Introduction to OpenLineage | Adaltas

OpenLineage is an open-source specification for data lineage. The specification is complemented by Marquez, its reference implementation. Since its launch in late 2020, OpenLineage has been a presence at the BuzzWords Summit in Berlin and has been generating increasing interest. Having personally attended discussions among the developers contributing to this project, let’s explore the challenges and questions they face, the solutions they have chosen, the specification definition, and the ongoing developments.

What is lineage?

Lineage is a set of relationships represented by lines connecting tables to various data processing processes, both input and output. In Marquez, for example, it looks like this:

One of the goals is the identification of duplicates. This is a fundamental feature of any data ingestion architecture, not just in big data. With classifications (tags) like “personal data” or “expiration date” that propagate with the lineage, it becomes possible to automate processes. Without lineage, making a copy of a table might lead to exposing data. In terms of use cases, the primary ones are:

Reliability, for example, by identifying a source, data, or process as the root cause of an abnormal result.
Compliance, for example, with the General Data Protection Regulation (GDPR), which requires companies to maintain a register of processing activities for personal data. Such a register can be generated from your platform’s lineage solution because it tracks the data used and the successive processes applied.

In the Hadoop ecosystem, static lineage, which occurs during data creation or import, is achieved with Apache Atlas. In its dynamic aspect, typically when a dataset is the result of a calculation in Apache Spark, Apache Falcon was historically used. Unfortunately, this project was put on hold in 2019 due to low activity. There are alternative solutions to fill this gap. For Spark, solutions like Spline (SPark LINEage) or Open Metadata for broader governance are available. However, lineage is compromised if it doesn’t exist across all infrastructure components. This leaves room for paid solutions that, to date, offer more comprehensive lineage.

How to do it?

Let’s take the analogy of a photographer (figures from the conference). You can infer things by looking at the image, but the simplest approach is to trace the information from the camera, as the EXIF (Exchangeable image file format) standard proposes.

So, the idea is to create a specification with a REST API to produce and consume these metadata. Lineage is no longer reliant on the implementation of many connectors but on a single one, as shown in the following figure. Producers (at the top of the figure) generate information for consumers (at the bottom of the figure) using a common formalism.

The Specification

The information to be traced is diverse and of various types. There’s the table schema, for example, but also all the details about how the dataset was constructed: which tool, when, by whom…

These data are organized in JSON files called “facets.” There are three root facets, but they can be extended with user-defined child facets.
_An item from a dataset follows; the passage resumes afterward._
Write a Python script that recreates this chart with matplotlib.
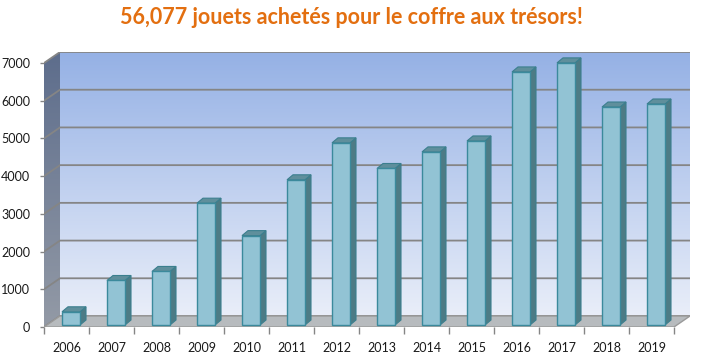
import numpy as np
import matplotlib
matplotlib.use("Agg")
import matplotlib.pyplot as plt
from matplotlib.patches import Polygon
from matplotlib.colors import LinearSegmentedColormap

# data
years = ["2006", "2007", "2008", "2009", "2010", "2011", "2012",
         "2013", "2014", "2015", "2016", "2017", "2018", "2019"]
toys = [350, 1180, 1420, 3230, 2370, 3850, 4830,
        4150, 4590, 4880, 6710, 6950, 5780, 5860]
yticks = [0, 1000, 2000, 3000, 4000, 5000, 6000, 7000]
title = "56,077 jouets achetés pour le coffre aux trésors!"

plt.rcParams['font.family'] = ['Lato', 'DejaVu Sans']

W, H = 702, 360
fig = plt.figure(figsize=(W / 100, H / 100), dpi=100)
fig.patch.set_facecolor("white")

n = len(years)
ymax = 7000
front_w, front_h = 630, 264          # front plane in pixels
ux = n / front_w                     # data units per pixel
uy = ymax / front_h
dx, dy = 16 * ux, 11 * uy            # depth of the box

ax = fig.add_axes([44 / W, 33 / H, (front_w + 16) / W, (front_h + 11) / H])
ax.set_xlim(-0.5, n - 0.5 + dx)
ax.set_ylim(0, ymax + dy)
ax.patch.set_visible(False)
for s in ax.spines.values():
    s.set_visible(False)

x0, x1 = -0.5, n - 0.5

# back wall gradient
wall = LinearSegmentedColormap.from_list("wall", ["#e9eef9", "#95b1e5"])
grad = np.linspace(0, 1, 256).reshape(-1, 1)
ax.imshow(grad, cmap=wall, origin="lower", aspect="auto",
          extent=[x0 + dx, x1 + dx, dy, ymax + dy], zorder=0)

# left side wall
side = LinearSegmentedColormap.from_list("side", ["#939aa6", "#5d6d8c"])
sw = Polygon([(x0, 0), (x0, ymax), (x0 + dx, ymax + dy), (x0 + dx, dy)],
             closed=True, facecolor="none", edgecolor="none")
ax.add_patch(sw)
im = ax.imshow(grad, cmap=side, origin="lower", aspect="auto",
               extent=[x0, x0 + dx, 0, ymax + dy], zorder=0)
im.set_clip_path(sw)

# gridlines on back and side wall
for v in yticks:
    ax.plot([x0, x0 + dx, x1 + dx], [v, v + dy, v + dy],
            color="#858585", lw=1.3, zorder=1, solid_capstyle="butt")

# floor
floor = Polygon([(x0, 0), (x1, 0), (x1 + dx, dy), (x0 + dx, dy)], closed=True,
                facecolor="#b7bbbe", edgecolor="#9a9a9a", lw=1, zorder=2)
ax.add_patch(floor)

# bars (front face at mid depth)
x = np.arange(n)
bw = 0.4
bx, by = 4.5 * ux, 2 * uy
bdx, bdy = 6 * ux, 5 * uy
ax.bar(x + bx, toys, width=bw, bottom=by, color="#92c3d4",
       edgecolor="#3b8a9c", lw=1, zorder=5)
for xi, v in zip(x + bx, toys):
    xl, xr = xi - bw / 2, xi + bw / 2
    top = by + v
    ax.add_patch(Polygon([(xr, by), (xr, top), (xr + bdx, top + bdy), (xr + bdx, by + bdy)],
                         closed=True, facecolor="#4d7b85", edgecolor="#3b7f8e",
                         lw=0.8, zorder=4))
    ax.add_patch(Polygon([(xl, top), (xr, top), (xr + bdx, top + bdy), (xl + bdx, top + bdy)],
                         closed=True, facecolor="#5f8f9c", edgecolor="#3b7f8e",
                         lw=0.8, zorder=4))

# axes ticks and labels
ax.set_yticks(yticks)
ax.set_yticklabels([str(v) for v in yticks])
ax.tick_params(axis="y", length=3, width=1, color="#858585", pad=7,
               labelsize=9, labelcolor="#1a1a1a")
ax.set_xticks(x)
ax.set_xticklabels(years)
ax.set_xticks(np.arange(n + 1) - 0.5, minor=True)
ax.tick_params(axis="x", which="major", length=0, pad=11,
               labelsize=9, labelcolor="#1a1a1a")
ax.tick_params(axis="x", which="minor", length=5, width=1, color="#858585")

fig.text(0.5, 1 - 18 / H, title, ha="center", va="center",
         fontsize=15.5, fontweight="bold", color="#e36f10")

fig.savefig("out.png", dpi=100)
These are:

Dataset facet: the schema, statistics, documentation, both input and output.
Job facet: for example, the SQL query of the processing or the location of the source code used.
Run facet: information related to the execution of a task, such as start and end timestamps and any error messages.
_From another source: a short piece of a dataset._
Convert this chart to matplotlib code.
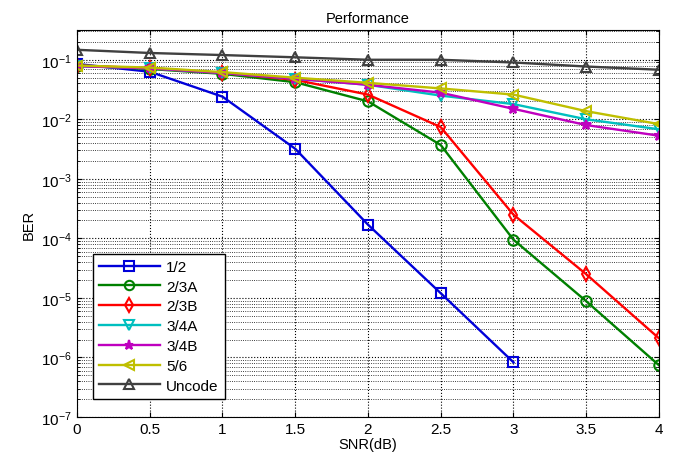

This construction approach allows for rapid convergence on a very general “core spec” that is easy to extend. This way, the difficulty related to the granularity of metadata is avoided because considering all the information is the safest way to avoid disagreements among different sponsors.

Work Presented at the BuzzWords Summit

In 2021, the focus was on providing an overall introduction to the project and its contributors. In 2022, there was a first demonstration of the tools. During that year, particular attention was paid to lineage at the column level. Many databases are structured with columns, making lineage creation at this level particularly relevant. This aspect had been previously discussed in a blog post by OpenLineage, and we also witnessed a demonstration of this feature.

To achieve this, a specific facet related to the dataset facet is created. More concretely, each modified column generates the following elements:

A list of input columns (identified by column name).
A textual description of the transformation, such as a calculation formula.
A transformation type (currently “IDENTITY” and “MASKED” exist to describe either unmodified data or data masked via hashing).

For this solution to truly gain traction, it’s essential to enrich the range of transformations and extend this mechanism to the lowest-level data insertion, directly into HDFS, without relying on Hive. These advancements will increase the system’s capabilities and provide a more comprehensive and adaptable solution for users.

Conclusion

In the introduction, we mentioned the existence of competing solutions for lineage; however, this solution has significant strengths that could set it apart:

The project’s structure is inspired by that of OpenTelemetry. The project offers a specification, an API, an SDK, and tools, with support from the Linux Foundation for OpenLineage.
The scope is more limited compared to other equivalent products; it’s solely focused on lineage, specifically horizontal lineage. It doesn’t take into account business processes or the company’s organization, which constitute vertical lineage. This narrow focus accelerates progress.
Additionally, there’s a broader developer vision with a normative triptych: Parquet – Iceberg – OpenLineage. These three open-source projects share developers and common challenges. For example, Iceberg generalizes the use of metadata in Parquet, and OpenLineage implements transformations present in Iceberg (on partitions). Real synergies exist.

With OpenLineage in your software stack, you’ll have a more open and easier-to-maintain system. This standard could establish itself and reignite momentum for open-source data governance tools.